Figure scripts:
-- begin --

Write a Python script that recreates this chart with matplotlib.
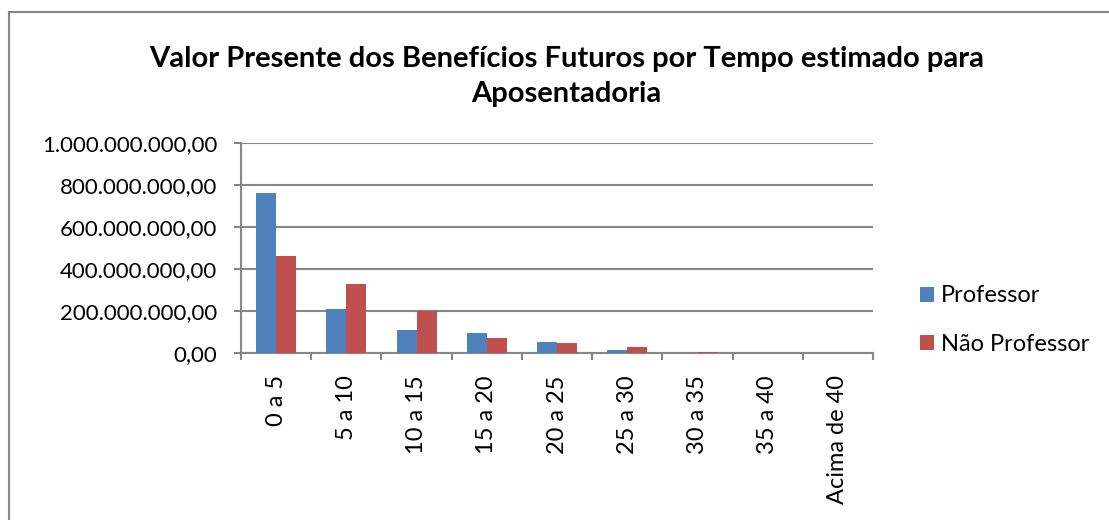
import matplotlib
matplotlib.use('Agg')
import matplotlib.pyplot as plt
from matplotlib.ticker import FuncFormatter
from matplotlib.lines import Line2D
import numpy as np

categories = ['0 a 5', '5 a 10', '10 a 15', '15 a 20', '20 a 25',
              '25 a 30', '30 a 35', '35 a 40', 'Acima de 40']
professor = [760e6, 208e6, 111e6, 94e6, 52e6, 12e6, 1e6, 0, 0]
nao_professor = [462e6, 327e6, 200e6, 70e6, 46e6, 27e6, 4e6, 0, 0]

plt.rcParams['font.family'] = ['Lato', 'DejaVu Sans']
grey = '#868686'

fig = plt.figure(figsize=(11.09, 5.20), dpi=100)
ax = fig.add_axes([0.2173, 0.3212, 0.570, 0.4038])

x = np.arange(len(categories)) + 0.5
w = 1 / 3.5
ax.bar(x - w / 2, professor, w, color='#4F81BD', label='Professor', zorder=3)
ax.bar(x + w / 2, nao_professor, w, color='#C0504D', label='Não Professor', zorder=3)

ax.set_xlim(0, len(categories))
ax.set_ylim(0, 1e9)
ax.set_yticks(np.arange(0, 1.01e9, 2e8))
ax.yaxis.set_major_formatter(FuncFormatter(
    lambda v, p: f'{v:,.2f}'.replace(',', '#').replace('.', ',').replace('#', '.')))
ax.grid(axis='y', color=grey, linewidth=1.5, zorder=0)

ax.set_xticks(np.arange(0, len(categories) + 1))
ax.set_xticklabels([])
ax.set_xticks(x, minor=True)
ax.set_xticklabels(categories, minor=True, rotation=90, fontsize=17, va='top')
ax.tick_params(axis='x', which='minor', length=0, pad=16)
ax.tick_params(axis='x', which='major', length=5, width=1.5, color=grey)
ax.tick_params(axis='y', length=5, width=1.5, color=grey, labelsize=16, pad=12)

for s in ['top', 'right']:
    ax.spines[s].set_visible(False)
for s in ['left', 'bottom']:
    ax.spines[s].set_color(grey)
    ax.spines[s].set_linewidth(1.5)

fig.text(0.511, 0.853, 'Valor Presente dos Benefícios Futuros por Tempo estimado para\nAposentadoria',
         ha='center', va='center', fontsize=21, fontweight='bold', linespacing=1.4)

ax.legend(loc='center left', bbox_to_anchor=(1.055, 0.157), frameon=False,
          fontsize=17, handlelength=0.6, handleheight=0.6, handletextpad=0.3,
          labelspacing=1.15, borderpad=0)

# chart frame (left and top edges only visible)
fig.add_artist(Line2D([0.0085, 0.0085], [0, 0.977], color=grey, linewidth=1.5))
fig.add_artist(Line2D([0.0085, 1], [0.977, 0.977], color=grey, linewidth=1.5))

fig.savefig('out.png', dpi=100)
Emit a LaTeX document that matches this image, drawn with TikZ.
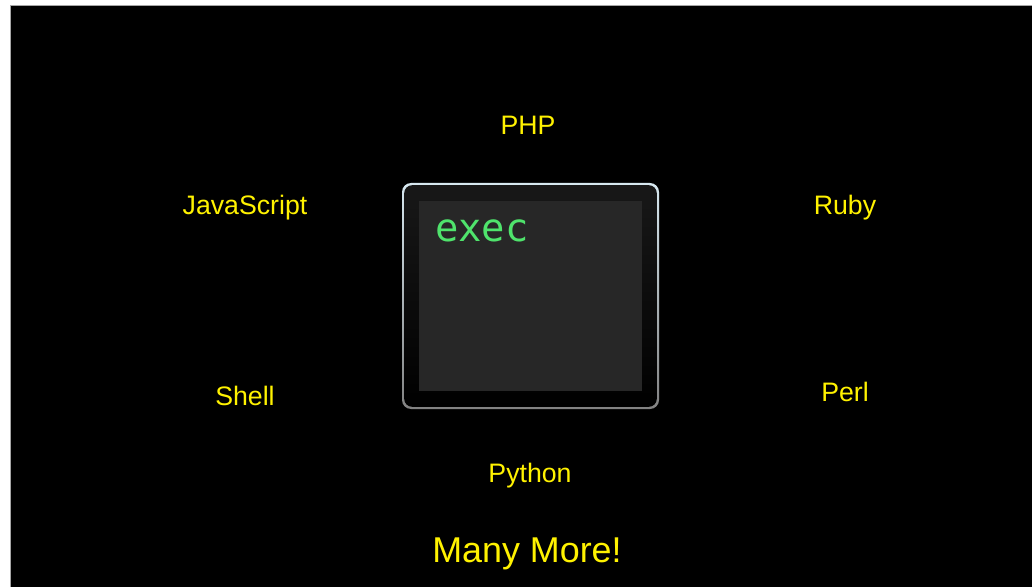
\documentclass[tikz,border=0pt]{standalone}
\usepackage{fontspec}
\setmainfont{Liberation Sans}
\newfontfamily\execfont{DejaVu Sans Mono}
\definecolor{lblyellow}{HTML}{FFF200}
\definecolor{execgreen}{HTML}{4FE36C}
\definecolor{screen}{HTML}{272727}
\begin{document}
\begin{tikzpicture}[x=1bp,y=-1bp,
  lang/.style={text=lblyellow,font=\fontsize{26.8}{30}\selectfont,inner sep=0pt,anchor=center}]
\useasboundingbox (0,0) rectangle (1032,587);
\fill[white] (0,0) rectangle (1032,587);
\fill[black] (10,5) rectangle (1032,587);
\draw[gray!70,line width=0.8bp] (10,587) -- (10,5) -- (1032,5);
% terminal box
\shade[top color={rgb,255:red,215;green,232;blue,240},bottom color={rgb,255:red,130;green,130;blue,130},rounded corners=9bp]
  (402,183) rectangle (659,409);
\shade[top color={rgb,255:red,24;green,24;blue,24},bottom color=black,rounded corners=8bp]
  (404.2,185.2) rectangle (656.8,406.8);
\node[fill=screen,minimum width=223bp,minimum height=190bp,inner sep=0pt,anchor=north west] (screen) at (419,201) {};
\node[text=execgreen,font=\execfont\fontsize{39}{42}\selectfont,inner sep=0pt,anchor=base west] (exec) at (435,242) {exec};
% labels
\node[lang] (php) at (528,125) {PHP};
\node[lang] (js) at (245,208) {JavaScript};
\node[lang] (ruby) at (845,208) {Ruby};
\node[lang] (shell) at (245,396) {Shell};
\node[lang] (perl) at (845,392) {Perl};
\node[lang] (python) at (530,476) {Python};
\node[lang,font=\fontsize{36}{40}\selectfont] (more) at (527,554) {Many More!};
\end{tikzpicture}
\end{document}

-- end --

§ **Problem description**: From the opening line of the entries above to the line containing "import numpy as np", please transcribe each line exactly, skipping every picture.

§ **Problem solution**:
Write a Python script that recreates this chart with matplotlib.
import matplotlib
matplotlib.use('Agg')
import matplotlib.pyplot as plt
from matplotlib.ticker import FuncFormatter
from matplotlib.lines import Line2D
import numpy as np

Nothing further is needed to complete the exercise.